豊富なアクセシビリティと高速ファストトラベルは好感触

 設定で変更できる項目が多く、ちょうど良い遊びやすさに調整できるアクセシビリティは、本作の魅力の1つです。難易度だけでも、「イージー」「ノーマル」「ハード」といった基本的な項目から、ダメージ量・自動回避・自動回復アイテム使用など、多岐に渡ります。クールタイムの完了した「支援魔法」に自動切替えの項目をONにすると、支援魔法の乱れ打ちも可能です。

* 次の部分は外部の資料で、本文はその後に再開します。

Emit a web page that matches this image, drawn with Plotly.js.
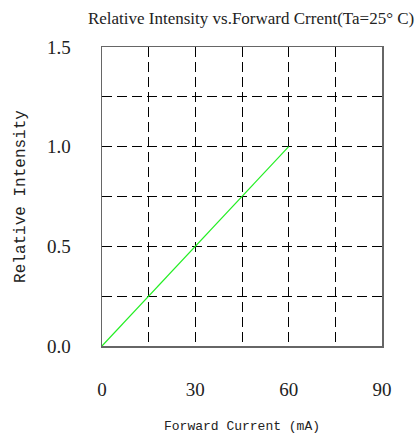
<!DOCTYPE html>
<html>
<head>
<meta charset="utf-8">
<script src="https://cdn.plot.ly/plotly-3.0.1.min.js"></script>
<style>html,body{margin:0;padding:0;background:#fff;}#chart{width:415px;height:437px;}</style>
</head>
<body>
<div id="chart"></div>
<script>
// Data
const forwardCurrent = [0, 60];          // mA
const relativeIntensity = [0, 1.0];
const xTickVals = [0, 15, 30, 45, 60, 75, 90];
const xTickText = ['0', '', '30', '', '60', '', '90'];
const yTickVals = [0, 0.25, 0.5, 0.75, 1.0, 1.25, 1.5];
const yTickText = ['0.0', '', '0.5', '', '1.0', '', '1.5'];

const trace = {
  x: forwardCurrent,
  y: relativeIntensity,
  type: 'scatter',
  mode: 'lines',
  line: {color: '#22ee22', width: 1.2},
  hoverinfo: 'skip'
};

const tickFont = {family: 'Liberation Serif, serif', size: 19, color: '#222'};

const layout = {
  width: 415,
  height: 437,
  margin: {l: 102, r: 33, t: 47, b: 91},
  paper_bgcolor: '#fff',
  plot_bgcolor: '#fff',
  showlegend: false,
  title: {
    text: 'Relative Intensity vs.Forward Crrent(Ta=25° C)',
    font: {family: 'Liberation Serif, serif', size: 17, color: '#222'},
    xref: 'container', yref: 'container',
    x: 0.605, xanchor: 'center',
    y: 1 - 18/437, yanchor: 'middle'
  },
  xaxis: {
    range: [0, 90],
    tickmode: 'array',
    tickvals: xTickVals,
    ticktext: xTickText,
    ticks: '',
    ticklabelstandoff: 26,
    tickfont: tickFont,
    showgrid: true,
    gridcolor: '#000',
    gridwidth: 1,
    griddash: '10px,5px',
    zeroline: false,
    showline: true,
    linecolor: '#666',
    linewidth: 1.5,
    mirror: true,
    title: {
      text: '\u00a0\u00a0Forward Current (mA)',
      font: {family: 'Liberation Mono, monospace', size: 13, color: '#222'},
      standoff: 21
    }
  },
  yaxis: {
    range: [0, 1.5],
    tickmode: 'array',
    tickvals: yTickVals,
    ticktext: yTickText,
    ticks: '',
    ticklabelstandoff: 26,
    tickfont: tickFont,
    showgrid: true,
    gridcolor: '#000',
    gridwidth: 1,
    griddash: '10px,5px',
    zeroline: false,
    showline: true,
    linecolor: '#666',
    linewidth: 1.5,
    mirror: true,
    title: {
      text: 'Relative Intensity\u00a0\u00a0\u00a0',
      font: {family: 'Liberation Mono, monospace', size: 16, color: '#222'},
      standoff: 17
    }
  }
};

Plotly.newPlot('chart', [trace], layout, {displayModeBar: false, staticPlot: true});
</script>
</body>
</html>
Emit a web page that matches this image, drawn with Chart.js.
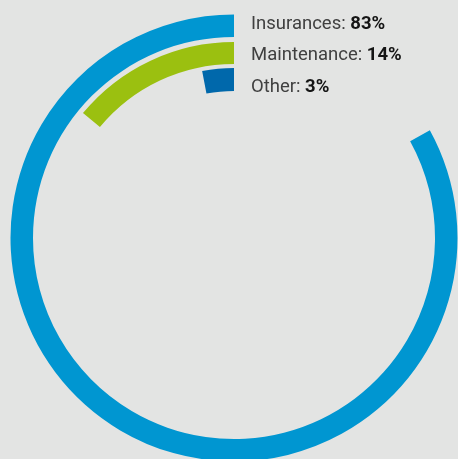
<!DOCTYPE html>
<html>
<head>
<meta charset="utf-8">
<script src="https://cdn.jsdelivr.net/npm/chart.js@4.4.0/dist/chart.umd.min.js"></script>
<style>
  html, body { margin: 0; padding: 0; background: #e3e4e3; overflow: hidden; }
  #wrap { width: 458px; height: 459px; position: relative; overflow: hidden; }
</style>
</head>
<body>
<div id="wrap"><canvas id="c" width="458" height="462"></canvas></div>
<script>
const categories = ['Insurances', 'Maintenance', 'Other'];
const values = [83, 14, 3];
const colors = ['#0096d1', '#9bc010', '#0068ab'];
const ringWeights = [22.5, 22, 23];
const gapWeights = [5, 4];

const datasets = [];
categories.forEach((cat, i) => {
  if (i > 0) {
    datasets.push({ label: 'gap' + i, data: [100], backgroundColor: ['rgba(0,0,0,0)'], borderWidth: 0, weight: gapWeights[i - 1], isGap: true });
  }
  datasets.push({
    label: cat,
    data: [100 - values[i], values[i]],
    backgroundColor: ['rgba(0,0,0,0)', colors[i]],
    borderWidth: 0,
    weight: ringWeights[i]
  });
});

const labelPlugin = {
  id: 'ringLabels',
  afterDraw(chart) {
    const ctx = chart.ctx;
    const metas = chart.getSortedVisibleDatasetMetas().filter(m => !chart.data.datasets[m.index].isGap);
    const first = metas[0].data[1];
    const cx = first.x, cy = first.y;
    const top = cy - first.outerRadius;
    ctx.save();
    ctx.textBaseline = 'alphabetic';
    ctx.textAlign = 'left';
    metas.forEach((m, i) => {
      const x = cx + 17;
      const y = top + 14.2 + i * 31.5;
      const reg = categories[i] + ': ';
      ctx.font = '18.5px Roboto';
      ctx.fillStyle = '#404040';
      ctx.fillText(reg, x, y);
      const w = ctx.measureText(reg).width;
      ctx.font = 'bold 18.5px Roboto';
      ctx.fillStyle = '#151515';
      ctx.fillText(values[i] + '%', x + w, y);
    });
    ctx.restore();
  }
};

new Chart(document.getElementById('c'), {
  type: 'doughnut',
  data: { labels: ['', ''], datasets },
  options: {
    responsive: false,
    animation: false,
    cutout: '65.77%',
    rotation: 0,
    layout: { padding: { left: 10.5, right: 0.5, top: 14.5, bottom: 0.5 } },
    plugins: { legend: { display: false }, tooltip: { enabled: false } },
    events: []
  },
  plugins: [labelPlugin]
});
</script>
</body>
</html>
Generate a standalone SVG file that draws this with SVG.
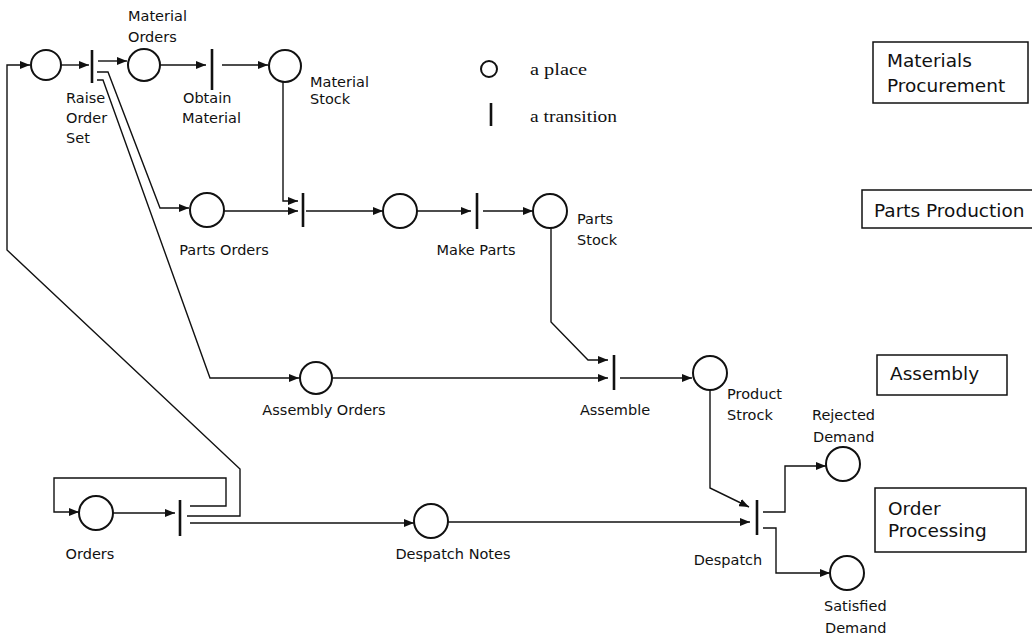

 魔法パルクールを使用するためのスタミナも回復速度が調整できるようになっており、最速にすれば、ほぼ無制限にパルクールを継続可能です。パルクールは戦闘中の回避にも使用するため、難度にも影響しますが、フィールド探索をメインに進めたいときだけ回復速度を高めて快適に遊ぶといった使い分けも行えます。

 細かい点としては、アイテムの自動回収や、宝箱のパズルを自動スキップできる項目も嬉しかったです。特に後者は、オンにするとパルクールからスタイリッシュに宝箱を開けられるようになるため、パズルに飽きたら常時スキップでプレイしていました。

 広大なフィールドの探索を補助する「ファストトラベル」は、驚くほど高速です。世界の端から端まで移動しても、ローディングを感じさせません。ちょっとした距離でもロードを気にせず多用できるため、魔法パルクールによる爽快な探索のテンポを阻害せず好感触でした。

さいごに

 体験版の戦闘・魔法パルクールに惹かれて購入して、該当部分の満足度は高かったものの、作品全体としては今ひとつの評価でした。今後、前日譚のストーリーDLC販売が予定されているものの、もう少し本編も丁寧に制作して欲しかったと感じる作品です。